Another example of old timey Unix code just breaking things in minor point releases. See https://abi-laboratory.pro/index.php?view=changelog&l=glibc&... and https://github.com/intel/hyperscan/issues/359.
Open source projects are terrible at this, in general. Any feature ever introduced, no matter how ephemeral or small an audience, can't ever be removed. Which I suspect has contributed to most GNU tools being kitchen sinks rather than doing one thing well.
> In the very best case, the defaults are so good that an empty configuration does what most people want.

More generally, defaults (including, default examples), matter: https://news.ycombinator.com/item?id=25646180

Especially for software which is mod-able, malleable, composable, configurable... defaults have a disproportionate impact on UX, DevEx etc.

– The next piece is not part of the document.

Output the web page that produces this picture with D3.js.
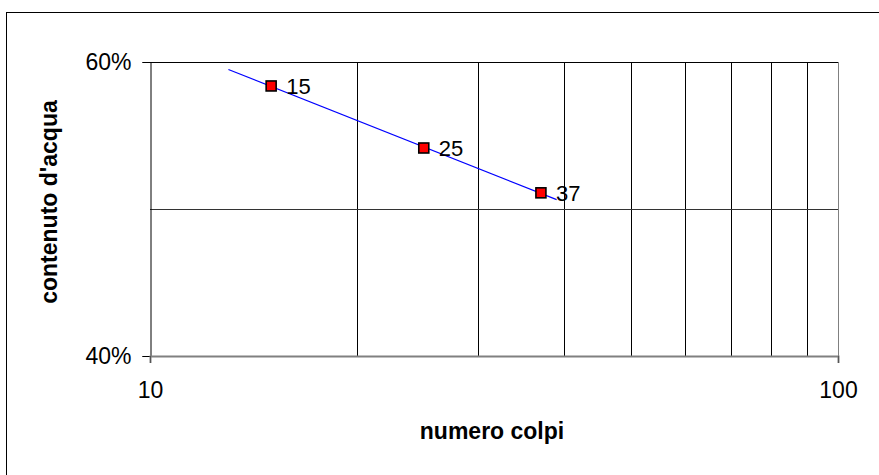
<!DOCTYPE html>
<html>
<head>
<meta charset="utf-8">
<script src="https://cdn.jsdelivr.net/npm/d3@7"></script>
<style>
  body { margin: 0; background: #fff; }
  svg { font-family: Arial, "Liberation Sans", sans-serif; }
</style>
</head>
<body>
<svg id="chart" width="879" height="475"></svg>
<script>
// dati
var colpi = [15, 25, 37];
var contenuto = [0.5837, 0.5415, 0.5110];
var etichette = ["15", "25", "37"];
var trendX = [13, 39];
var tickX = [10, 100];
var gridX = [20, 30, 40, 50, 60, 70, 80, 90];
var tickY = [0.40, 0.60];
var gridY = [0.50];

var svg = d3.select("#chart");

// cornice esterna
svg.append("rect")
    .attr("x", 6.5).attr("y", 12.5)
    .attr("width", 900).attr("height", 500)
    .attr("fill", "none").attr("stroke", "#000").attr("stroke-width", 1);

var areaSx = 150, areaDx = 838, areaSu = 62, areaGiu = 356;

var x = d3.scaleLog().domain([10, 100]).range([areaSx, areaDx]);
var y = d3.scaleLinear().domain([0.40, 0.60]).range([areaGiu, areaSu]);

// griglia verticale
svg.selectAll(".gx").data(gridX).enter().append("line")
    .attr("x1", function(d) { return Math.round(x(d)) + 0.5; })
    .attr("x2", function(d) { return Math.round(x(d)) + 0.5; })
    .attr("y1", areaSu).attr("y2", areaGiu)
    .attr("stroke", "#000").attr("stroke-width", 1);

// griglia orizzontale
svg.selectAll(".gy").data(gridY).enter().append("line")
    .attr("x1", areaSx).attr("x2", areaDx)
    .attr("y1", function(d) { return Math.round(y(d)) + 0.5; })
    .attr("y2", function(d) { return Math.round(y(d)) + 0.5; })
    .attr("stroke", "#333").attr("stroke-width", 1);

// bordo superiore e destro dell'area
svg.append("line").attr("x1", areaSx).attr("x2", areaDx)
    .attr("y1", areaSu + 0.5).attr("y2", areaSu + 0.5)
    .attr("stroke", "#000");
svg.append("line").attr("x1", areaDx + 0.5).attr("x2", areaDx + 0.5)
    .attr("y1", areaSu).attr("y2", areaGiu)
    .attr("stroke", "#808080");

// asse y
var yAxis = d3.axisLeft(y).tickValues(tickY).tickSize(8).tickPadding(11)
    .tickFormat(d3.format(".0%"));
var gy = svg.append("g").attr("transform", "translate(" + (areaSx + 0.5) + ",0)").call(yAxis);
gy.select(".domain").attr("stroke", "#000");
gy.selectAll(".tick line").attr("stroke", "#000");
gy.selectAll("text").attr("font-size", 23).attr("fill", "#000")
    .attr("font-family", "Arial, 'Liberation Sans', sans-serif");

// asse x
var xAxis = d3.axisBottom(x).tickValues(tickX).tickSize(7).tickPadding(19)
    .tickFormat(d3.format("d"));
var gx = svg.append("g").attr("transform", "translate(0," + areaGiu + ")").call(xAxis);
gx.select(".domain").attr("stroke", "#808080").attr("stroke-width", 2);
gx.selectAll(".tick line").attr("stroke", "#555");
gx.selectAll("text").attr("font-size", 23).attr("fill", "#000")
    .attr("font-family", "Arial, 'Liberation Sans', sans-serif");

// linea di tendenza (regressione logaritmica)
var lx = colpi.map(function(d) { return Math.log10(d); });
var mx = d3.mean(lx), my = d3.mean(contenuto);
var pend = d3.sum(lx, function(d, i) { return (d - mx) * (contenuto[i] - my); }) /
           d3.sum(lx, function(d) { return (d - mx) * (d - mx); });
var trend = trendX.map(function(d) { return [d, my + pend * (Math.log10(d) - mx)]; });

svg.append("path")
    .datum(trend)
    .attr("d", d3.line().x(function(d) { return x(d[0]); }).y(function(d) { return y(d[1]); }))
    .attr("fill", "none").attr("stroke", "#0000ff").attr("stroke-width", 1.2);

// punti
var punti = colpi.map(function(d, i) { return { x: d, y: contenuto[i], t: etichette[i] }; });
svg.selectAll(".pt").data(punti).enter().append("rect")
    .attr("x", function(d) { return x(d.x) - 5; })
    .attr("y", function(d) { return y(d.y) - 5; })
    .attr("width", 10).attr("height", 10)
    .attr("fill", "#ff0000").attr("stroke", "#000").attr("stroke-width", 1.6);

svg.selectAll(".lb").data(punti).enter().append("text")
    .attr("x", function(d) { return x(d.x) + 15; })
    .attr("y", function(d) { return y(d.y) + 8; })
    .attr("font-size", 22)
    .text(function(d) { return d.t; });

// titoli assi
svg.append("text")
    .attr("x", 492).attr("y", 439)
    .attr("text-anchor", "middle").attr("font-size", 23).attr("font-weight", "bold")
    .text("numero colpi");

svg.append("text")
    .attr("transform", "translate(57,202) rotate(-90)")
    .attr("text-anchor", "middle").attr("font-size", 23).attr("font-weight", "bold")
    .text("contenuto d'acqua");
</script>
</body>
</html>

A reason why TLS 1.3 got rid of a laundry list of options, or why WireGuard is simply a joy to work with (as opposed to IPsec / OpenVPN), or why middleboxes on the Internet are a big hurdle to protocol upgrades, or how NewCloud companies like Cloudflare, Replit, Flyio, and Vercel have devex beyond what the Big 3 can muster up.

> Think ripgrep ... welp, I can't really think of many good examples.

Apple has got this spot on, across decades. Their products "just work", as they say so in their own marketing.

> Browsers need extensions

Now you see why Chrome is defaulting to Manifest v3 ;)

> This is also an opportunity to think about the value of a piece of configuration. If an example configuration value works for 40% of users without modification, should that value even exist?

This sounds completely insane. If a majority of people need something different, they shouldn't be allowed to have it?

I read it slightly differently: those 60% can set one of the other values and the default value no longer exists but is simply the default so the 40% who previously had to set that value now don't.